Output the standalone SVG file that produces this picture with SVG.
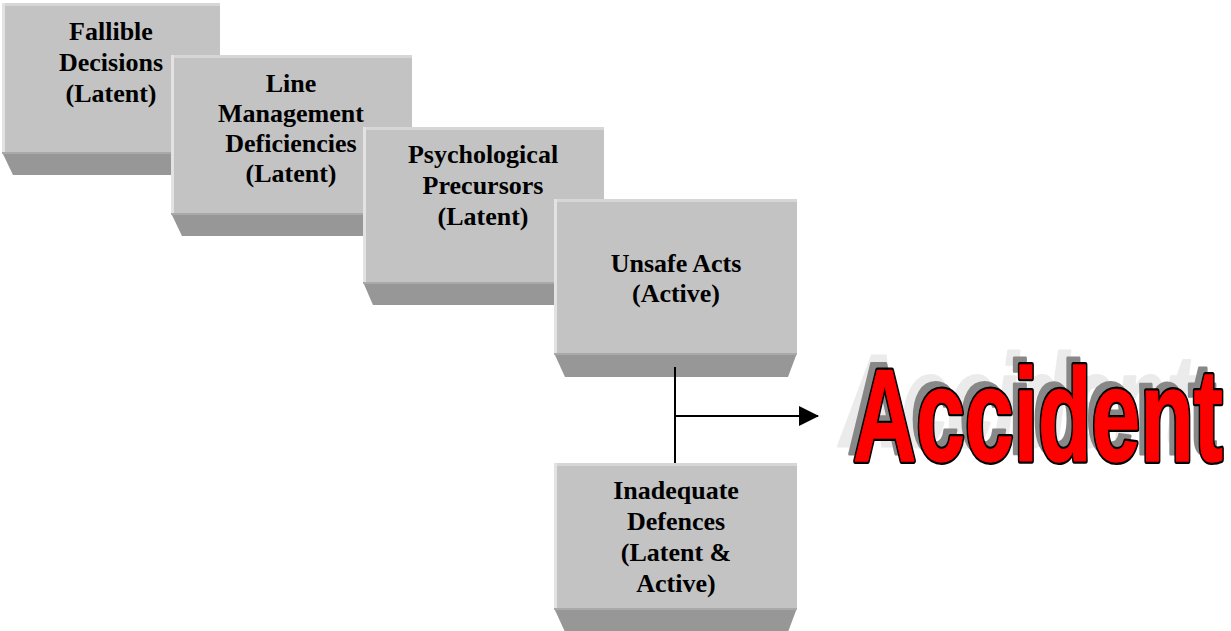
<svg xmlns="http://www.w3.org/2000/svg" width="1231" height="631" viewBox="0 0 1231 631">
<style>
.face{fill:#c3c3c3}
.top{fill:#d6d6d6}
.left{fill:#e2e2e2}
.base{fill:#979797}
.baseTop{fill:#a9a9a9}
.lbl{font-family:"Liberation Serif","Times New Roman",serif;font-weight:bold;font-size:26px;fill:#000;text-anchor:middle}
.conn{stroke:#000;stroke-width:2;fill:none}
.acc{font-family:"Liberation Sans",Arial,sans-serif;font-weight:bold;font-size:131px;stroke-linejoin:round}
</style>
<defs>
<marker id="arr" markerWidth="20" markerHeight="20" refX="19" refY="10" orient="auto" markerUnits="userSpaceOnUse">
<path d="M0,0 L20,10 L0,20 Z" fill="#000"/>
</marker>
</defs>

<g id="node-fallible">
<polygon class="base" points="2,152 220,152 211,175 13,175"/>
<rect class="baseTop" x="2" y="152" width="218" height="2"/>
<rect class="face" x="2" y="3" width="218" height="149"/>
<rect class="top" x="2" y="3" width="218" height="3"/>
<rect class="left" x="2" y="3" width="3" height="149"/>
<text class="lbl" x="111" y="40">Fallible</text>
<text class="lbl" x="111" y="71">Decisions</text>
<text class="lbl" x="111" y="102">(Latent)</text>
</g>

<g id="node-line-management">
<polygon class="base" points="171,213 412,213 403,236 182,236"/>
<rect class="baseTop" x="171" y="213" width="241" height="2"/>
<rect class="face" x="171" y="55" width="241" height="158"/>
<rect class="top" x="171" y="55" width="241" height="3"/>
<rect class="left" x="171" y="55" width="3" height="158"/>
<text class="lbl" x="291" y="92">Line</text>
<text class="lbl" x="291" y="122">Management</text>
<text class="lbl" x="291" y="152">Deficiencies</text>
<text class="lbl" x="291" y="182">(Latent)</text>
</g>

<g id="node-psychological">
<polygon class="base" points="363,282 604,282 595,305 373,305"/>
<rect class="baseTop" x="363" y="282" width="241" height="2"/>
<rect class="face" x="363" y="127" width="241" height="155"/>
<rect class="top" x="363" y="127" width="241" height="3"/>
<rect class="left" x="363" y="127" width="3" height="155"/>
<text class="lbl" x="483" y="163">Psychological</text>
<text class="lbl" x="483" y="194">Precursors</text>
<text class="lbl" x="483" y="225">(Latent)</text>
</g>

<g id="node-unsafe-acts">
<polygon class="base" points="554,353 797,353 788,377 565,377"/>
<rect class="baseTop" x="554" y="353" width="243" height="2"/>
<rect class="face" x="554" y="199" width="243" height="154"/>
<rect class="top" x="554" y="199" width="243" height="3"/>
<rect class="left" x="554" y="199" width="3" height="154"/>
<text class="lbl" x="676" y="272">Unsafe Acts</text>
<text class="lbl" x="676" y="302">(Active)</text>
</g>

<g id="node-defences">
<polygon class="base" points="554,608 797,608 788,632 565,632"/>
<rect class="baseTop" x="554" y="608" width="243" height="2"/>
<rect class="face" x="554" y="463" width="243" height="145"/>
<rect class="top" x="554" y="463" width="243" height="3"/>
<rect class="left" x="554" y="463" width="3" height="145"/>
<text class="lbl" x="676" y="499">Inadequate</text>
<text class="lbl" x="676" y="530">Defences</text>
<text class="lbl" x="676" y="561">(Latent &amp;</text>
<text class="lbl" x="676" y="592">Active)</text>
</g>

<g id="connectors">
<line class="conn" x1="675" y1="367" x2="675" y2="463"/>
<line class="conn" x1="675" y1="416" x2="818" y2="416" marker-end="url(#arr)"/>
</g>

<g id="node-accident">
<text class="acc" x="836" y="446" textLength="352" lengthAdjust="spacingAndGlyphs" fill="#ebebeb" stroke="#ebebeb" stroke-width="3" transform="translate(836,446) skewX(-8) translate(-836,-446)">Accident</text>
<text class="acc" x="847" y="454" textLength="370" lengthAdjust="spacingAndGlyphs" fill="#888888" stroke="#888888" stroke-width="3">Accident</text>
<text class="acc" x="853" y="461" textLength="370" lengthAdjust="spacingAndGlyphs" fill="#000" stroke="#000" stroke-width="6">Accident</text>
<text class="acc" x="853" y="461" textLength="370" lengthAdjust="spacingAndGlyphs" fill="#ff0000" stroke="#ff0000" stroke-width="1.5">Accident</text>
</g>
</svg>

···

#### Required work
Without including any picture, repeat the data exactly.

#### Task response
Output the standalone SVG file that produces this picture with SVG.
<svg xmlns="http://www.w3.org/2000/svg" width="1231" height="631" viewBox="0 0 1231 631">
<style>
.face{fill:#c3c3c3}
.top{fill:#d6d6d6}
.left{fill:#e2e2e2}
.base{fill:#979797}
.baseTop{fill:#a9a9a9}
.lbl{font-family:"Liberation Serif","Times New Roman",serif;font-weight:bold;font-size:26px;fill:#000;text-anchor:middle}
.conn{stroke:#000;stroke-width:2;fill:none}
.acc{font-family:"Liberation Sans",Arial,sans-serif;font-weight:bold;font-size:131px;stroke-linejoin:round}
</style>
<defs>
<marker id="arr" markerWidth="20" markerHeight="20" refX="19" refY="10" orient="auto" markerUnits="userSpaceOnUse">
<path d="M0,0 L20,10 L0,20 Z" fill="#000"/>
</marker>
</defs>

<g id="node-fallible">
<polygon class="base" points="2,152 220,152 211,175 13,175"/>
<rect class="baseTop" x="2" y="152" width="218" height="2"/>
<rect class="face" x="2" y="3" width="218" height="149"/>
<rect class="top" x="2" y="3" width="218" height="3"/>
<rect class="left" x="2" y="3" width="3" height="149"/>
<text class="lbl" x="111" y="40">Fallible</text>
<text class="lbl" x="111" y="71">Decisions</text>
<text class="lbl" x="111" y="102">(Latent)</text>
</g>

<g id="node-line-management">
<polygon class="base" points="171,213 412,213 403,236 182,236"/>
<rect class="baseTop" x="171" y="213" width="241" height="2"/>
<rect class="face" x="171" y="55" width="241" height="158"/>
<rect class="top" x="171" y="55" width="241" height="3"/>
<rect class="left" x="171" y="55" width="3" height="158"/>
<text class="lbl" x="291" y="92">Line</text>
<text class="lbl" x="291" y="122">Management</text>
<text class="lbl" x="291" y="152">Deficiencies</text>
<text class="lbl" x="291" y="182">(Latent)</text>
</g>

<g id="node-psychological">
<polygon class="base" points="363,282 604,282 595,305 373,305"/>
<rect class="baseTop" x="363" y="282" width="241" height="2"/>
<rect class="face" x="363" y="127" width="241" height="155"/>
<rect class="top" x="363" y="127" width="241" height="3"/>
<rect class="left" x="363" y="127" width="3" height="155"/>
<text class="lbl" x="483" y="163">Psychological</text>
<text class="lbl" x="483" y="194">Precursors</text>
<text class="lbl" x="483" y="225">(Latent)</text>
</g>

<g id="node-unsafe-acts">
<polygon class="base" points="554,353 797,353 788,377 565,377"/>
<rect class="baseTop" x="554" y="353" width="243" height="2"/>
<rect class="face" x="554" y="199" width="243" height="154"/>
<rect class="top" x="554" y="199" width="243" height="3"/>
<rect class="left" x="554" y="199" width="3" height="154"/>
<text class="lbl" x="676" y="272">Unsafe Acts</text>
<text class="lbl" x="676" y="302">(Active)</text>
</g>

<g id="node-defences">
<polygon class="base" points="554,608 797,608 788,632 565,632"/>
<rect class="baseTop" x="554" y="608" width="243" height="2"/>
<rect class="face" x="554" y="463" width="243" height="145"/>
<rect class="top" x="554" y="463" width="243" height="3"/>
<rect class="left" x="554" y="463" width="3" height="145"/>
<text class="lbl" x="676" y="499">Inadequate</text>
<text class="lbl" x="676" y="530">Defences</text>
<text class="lbl" x="676" y="561">(Latent &amp;</text>
<text class="lbl" x="676" y="592">Active)</text>
</g>

<g id="connectors">
<line class="conn" x1="675" y1="367" x2="675" y2="463"/>
<line class="conn" x1="675" y1="416" x2="818" y2="416" marker-end="url(#arr)"/>
</g>

<g id="node-accident">
<text class="acc" x="836" y="446" textLength="352" lengthAdjust="spacingAndGlyphs" fill="#ebebeb" stroke="#ebebeb" stroke-width="3" transform="translate(836,446) skewX(-8) translate(-836,-446)">Accident</text>
<text class="acc" x="847" y="454" textLength="370" lengthAdjust="spacingAndGlyphs" fill="#888888" stroke="#888888" stroke-width="3">Accident</text>
<text class="acc" x="853" y="461" textLength="370" lengthAdjust="spacingAndGlyphs" fill="#000" stroke="#000" stroke-width="6">Accident</text>
<text class="acc" x="853" y="461" textLength="370" lengthAdjust="spacingAndGlyphs" fill="#ff0000" stroke="#ff0000" stroke-width="1.5">Accident</text>
</g>
</svg>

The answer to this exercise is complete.